The Central Bank of Russia (CBR) is expected to keep the benchmark one-week repo rate at 8.5 percent throughout the end of this year. After cutting its benchmark one-week repo rate by 50 basis points to 10 percent in September 2016, the CBR has refrained from further monetary easing amid adverse internal and external developments.
However, policymakers are expected to announce another 50 basis point reduction to its key rate in March and maintain cautious easing in the second half of the year. The Russian economy continues to emerge from the crisis brought on by low oil prices and Western sanctions that closed access to international capital markets in 2015.
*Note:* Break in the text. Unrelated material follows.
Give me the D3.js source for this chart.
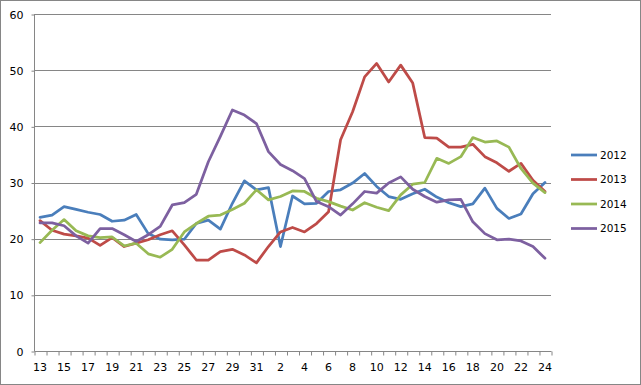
<!DOCTYPE html>
<html>
<head>
<meta charset="utf-8">
<script src="https://cdn.jsdelivr.net/npm/d3@7/dist/d3.min.js"></script>
<style>
  html, body { margin: 0; padding: 0; background: #fff; }
  svg { display: block; }
  text { font-family: "DejaVu Sans", sans-serif; fill: #000; }
</style>
</head>
<body>
<svg id="chart" width="641" height="385"></svg>
<script>
const categories = ["13","14","15","16","17","18","19","20","21","22","23","24","25","26","27","28","29","30","31",
  "1","2","3","4","5","6","7","8","9","10","11","12","13","14","15","16","17","18","19","20","21","22","23","24"];
const series2012 = [23.8,24.2,25.7,25.2,24.7,24.3,23.1,23.3,24.3,20.9,19.9,19.8,19.9,22.7,23.3,21.7,26.3,30.3,28.7,29.1,
  18.6,27.6,26.2,26.3,28.4,28.7,29.9,31.6,29.3,27.5,27.0,28.0,28.8,27.4,26.4,25.7,26.2,29.0,25.4,23.6,24.4,28.0,30.0];
const series2013 = [23.2,21.5,20.8,20.5,20.1,18.8,20.2,18.6,19.2,19.8,20.7,21.4,18.9,16.2,16.2,17.7,18.1,17.1,15.7,18.6,
  21.2,22.0,21.2,22.7,24.8,37.6,42.6,48.8,51.2,47.9,50.9,47.7,38.0,37.9,36.3,36.3,36.8,34.6,33.5,32.0,33.4,30.4,28.4];
const series2014 = [19.3,21.5,23.4,21.4,20.5,20.2,20.3,18.7,19.2,17.3,16.7,18.1,21.2,22.7,24.0,24.2,25.2,26.3,28.7,26.9,
  27.5,28.5,28.4,27.2,26.6,25.8,25.1,26.4,25.6,25.0,27.8,29.7,30.0,34.3,33.4,34.6,38.0,37.2,37.4,36.3,32.5,29.9,28.2];
const series2015 = [22.8,22.8,22.3,20.5,19.2,21.8,21.8,20.7,19.5,20.7,22.2,26.0,26.4,27.9,33.7,38.2,42.9,42.0,40.5,35.5,
  33.2,32.1,30.7,26.6,25.7,24.2,26.2,28.4,28.1,29.9,31.0,28.8,27.5,26.5,26.9,27.0,23.0,20.9,19.8,19.9,19.6,18.6,16.5];
const seriesNames = ["2012","2013","2014","2015"];
const seriesColors = ["#4A7EBB","#BE4B48","#98B954","#7D60A0"];
const yTicks = [0,10,20,30,40,50,60];

(function () {
const allSeries = [series2012, series2013, series2014, series2015];
const svg = d3.select("#chart");
const pLeft = 34, pRight = 551, pTop = 14, pBottom = 351;
const axisColor = "#868686";

// outer border
svg.append("rect").attr("x",0.5).attr("y",0.5).attr("width",640).attr("height",384)
  .attr("fill","#fff").attr("stroke",axisColor).attr("stroke-width",1);

const idx = d3.range(categories.length);
const x = d3.scaleBand().domain(idx).range([pLeft, pRight]).padding(0);
const xEdge = d3.scaleLinear().domain([0, categories.length]).range([pLeft, pRight]);
const y = d3.scaleLinear().domain([0, 60]).range([pBottom, pTop]);

// gridlines
svg.append("g").selectAll("line").data(yTicks.filter(t => t > 0)).join("line")
  .attr("x1", pLeft).attr("x2", pRight)
  .attr("y1", d => Math.round(y(d)) + 0.5).attr("y2", d => Math.round(y(d)) + 0.5)
  .attr("stroke", axisColor).attr("stroke-width", 1);

// y axis
const yAxis = svg.append("g").attr("transform", `translate(${pLeft + 0.5},0.5)`)
  .call(d3.axisLeft(y).tickValues(yTicks).tickSize(3).tickPadding(8).tickFormat(d3.format("d")));
yAxis.selectAll("path, line").attr("stroke", axisColor);
yAxis.select(".domain").attr("d", `M0,${pTop}V${pBottom}`);
yAxis.selectAll("text").attr("font-size", 11).attr("font-family", "DejaVu Sans");

// x axis ticks at category boundaries
const xTicks = svg.append("g").attr("transform", `translate(0.5,${pBottom + 0.5})`)
  .call(d3.axisBottom(xEdge).tickValues(d3.range(categories.length + 1)).tickSize(4).tickFormat(""));
xTicks.selectAll("path, line").attr("stroke", axisColor);
xTicks.select(".domain").attr("d", `M${pLeft},0H${pRight}`);

// x labels (every other category)
const xLab = svg.append("g").attr("transform", `translate(0,${pBottom})`)
  .call(d3.axisBottom(x).tickValues(idx.filter(i => i % 2 === 0)).tickSize(0).tickPadding(12)
    .tickFormat(i => categories[i]));
xLab.select(".domain").remove();
xLab.selectAll("text").attr("font-size", 11).attr("font-family", "DejaVu Sans");

// lines
const line = d3.line().x((d, i) => x(i) + x.bandwidth() / 2).y(d => y(d));
allSeries.forEach((s, k) => {
  svg.append("path").datum(s).attr("d", line)
    .attr("fill", "none").attr("stroke", seriesColors[k]).attr("stroke-width", 2.75)
    .attr("stroke-linejoin", "round").attr("stroke-linecap", "round");
});

// legend
const lg = svg.append("g");
seriesNames.forEach((n, k) => {
  const ly = 155 + k * 24.5;
  lg.append("line").attr("x1", 571).attr("x2", 597).attr("y1", ly).attr("y2", ly)
    .attr("stroke", seriesColors[k]).attr("stroke-width", 2.75);
  lg.append("text").attr("x", 600).attr("y", ly).attr("dy", "0.36em")
    .attr("font-size", 10.5).text(n);
});
})();
</script>
</body>
</html>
Indeed, incoming macro data has demonstrated positive dynamics, with growth in manufacturing and services activity at a multi-year high and real disposable income registering its first increase in over a year. Inflationary pressures also continue to decelerate, with the headline CPI print easing to 5 percent y/y in January down from 5.4 percent in the prior month.
Looking ahead, Russian GDP is set to return to growth this year underpinned by a recovery in consumer spending and business investment. Further improvements in real wages are expected to push retail sales higher after slumping in 2016, while lending conditions should become modestly more favourable as the CBR gradually loosens monetary policy.
"Meanwhile, government authorities are also embarking on an ambitious three-year fiscal consolidation program to reduce policy uncertainty and reinforce the fiscal adjustment. We expect the CBR’s benchmark one-week repo rate to end-2017 at 8.5 percent," Scotiabank commented in one of its recent research report.